Like other mutual funds, the no-loads pool cash from small investors into a big kitty and invest it in stocks. The distinction is that they dispense not only with expensive salesmen but with the "load," or sales commission, that regular mutual funds charge; such loads usually run about $8.50 for each $100 invested. By contrast, a no-load fund charges only a management fee of 50-c- per $100 or less. The no-loads depend upon newspaper ads that invite potential investors to write or telephone for a prospectus, plus word-of-mouth recommendations.

The older and larger no-load funds were formed mostly by investment counselors as a handy way of attracting investors whose accounts were too small to merit individual attention. T. Rowe Price Associates of Baltimore, an investment counselor, owns the biggest no-load fund, T. Rowe Price Growth Stock Fund, and two other large ones, Rowe Price New Horizon and Rowe Price New Era. The assets of these three funds account for 26% of the entire no-load industry's assets of $5.8 billion. Recently, some of Wall Street's investment houses have also been setting up no-load funds to offer an additional, inexpensive investment option to clients. Two examples are Merrill Lynch's Edie Special Growth Fund and Burnham and Co.'s Burnham Fund.

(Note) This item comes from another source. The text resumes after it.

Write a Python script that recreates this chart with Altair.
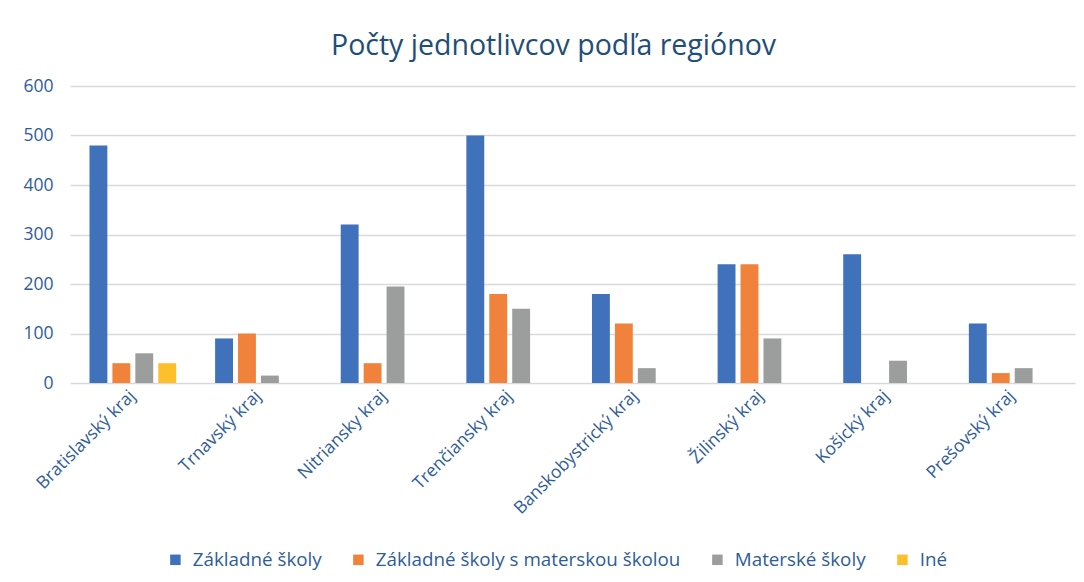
import altair as alt
import pandas as pd

regions = ["Bratislavský kraj", "Trnavský kraj", "Nitriansky kraj", "Trenčiansky kraj",
           "Banskobystrický kraj", "Žilinský kraj", "Košický kraj", "Prešovský kraj"]
series = ["Základné školy", "Základné školy s materskou školou", "Materské školy", "Iné"]
zakladne = [480, 90, 320, 500, 180, 240, 260, 120]
zakladne_ms = [40, 100, 40, 180, 120, 240, 0, 20]
materske = [60, 15, 195, 150, 30, 90, 45, 30]
ine = [40, 0, 0, 0, 0, 0, 0, 0]
colors = ["#3F72BA", "#F0823C", "#9C9E9E", "#FDBF2C"]

rows = []
for s, vals in zip(series, [zakladne, zakladne_ms, materske, ine]):
    for r, v in zip(regions, vals):
        if v > 0:
            rows.append({"kraj": r, "typ": s, "pocet": v})
df = pd.DataFrame(rows)

label_color = "#2E5C9A"
font = "Open Sans"

chart = alt.Chart(df).mark_bar().encode(
    x=alt.X("kraj:N", sort=regions, title=None,
            scale=alt.Scale(paddingInner=0.27, paddingOuter=0.135),
            axis=alt.Axis(labelAngle=-45, labelAlign="right", labelBaseline="middle",
                          labelFontSize=17.5, labelColor=label_color, labelFont=font,
                          ticks=False, domain=False, labelPadding=10, labelLimit=300)),
    xOffset=alt.XOffset("typ:N", sort=series,
                        scale=alt.Scale(domain=series, paddingInner=0.22, paddingOuter=0.11)),
    y=alt.Y("pocet:Q", title=None,
            scale=alt.Scale(domain=[0, 600], nice=False),
            axis=alt.Axis(values=[0, 100, 200, 300, 400, 500, 600], labelFontSize=17.5,
                          labelColor=label_color, labelFont=font, ticks=False, domain=False,
                          labelPadding=17, gridColor="#D9D9D9", gridWidth=1.5)),
    color=alt.Color("typ:N", sort=series,
                    scale=alt.Scale(domain=series, range=colors),
                    legend=alt.Legend(title=None, orient="none", direction="horizontal",
                                      legendX=96, legendY=464, symbolType="square",
                                      symbolSize=110, symbolStrokeWidth=0,
                                      labelFontSize=18.8, labelColor=label_color, labelFont=font,
                                      columnPadding=27, labelOffset=8, labelLimit=0)),
).properties(
    width=1005, height=297,
    title=alt.TitleParams("Počty jednotlivcov podľa regiónov", fontSize=28.5,
                          font=font, fontWeight="normal", color="#1F4E79",
                          anchor="middle", dx=-19, offset=17),
    autosize=alt.AutoSizeParams(type="none"),
    padding={"left": 62, "top": 78, "right": 1, "bottom": 190},
).configure_view(stroke=None)

chart.save("out.html", embed_options={"renderer": "svg", "actions": False})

Top Three. The no-load funds do a good investing job. Last year three no-load funds ranked one-two-three in growth among all the 526 funds rated by Manhattan's Arthur Lipper Corp. Another four no-load funds were in the top 15. Growth Fund Research Inc., a San Clemente, Calif., research firm, figures that $10,000 invested in an average no-load fund in 1949 would have grown to $96,246 by the end of 1970, assuming reinvestment of all capital gains and dividends. The same amount of money invested in an average loaded fund would have grown to $70,502.

Part of the difference is that more of the no-load investor's dollar is actually used to buy stock because no sales commission is lopped off when a buy order is placed. No-loads may also perform well because many are small and must thus concentrate their investments in relatively few stocks, which can be advantageous if those issues are the big gainers. Sometimes the managers of the no-loads are freer to concentrate on picking the right stocks. Managers of loaded funds often have to spend much of their time simply planning sales strategy.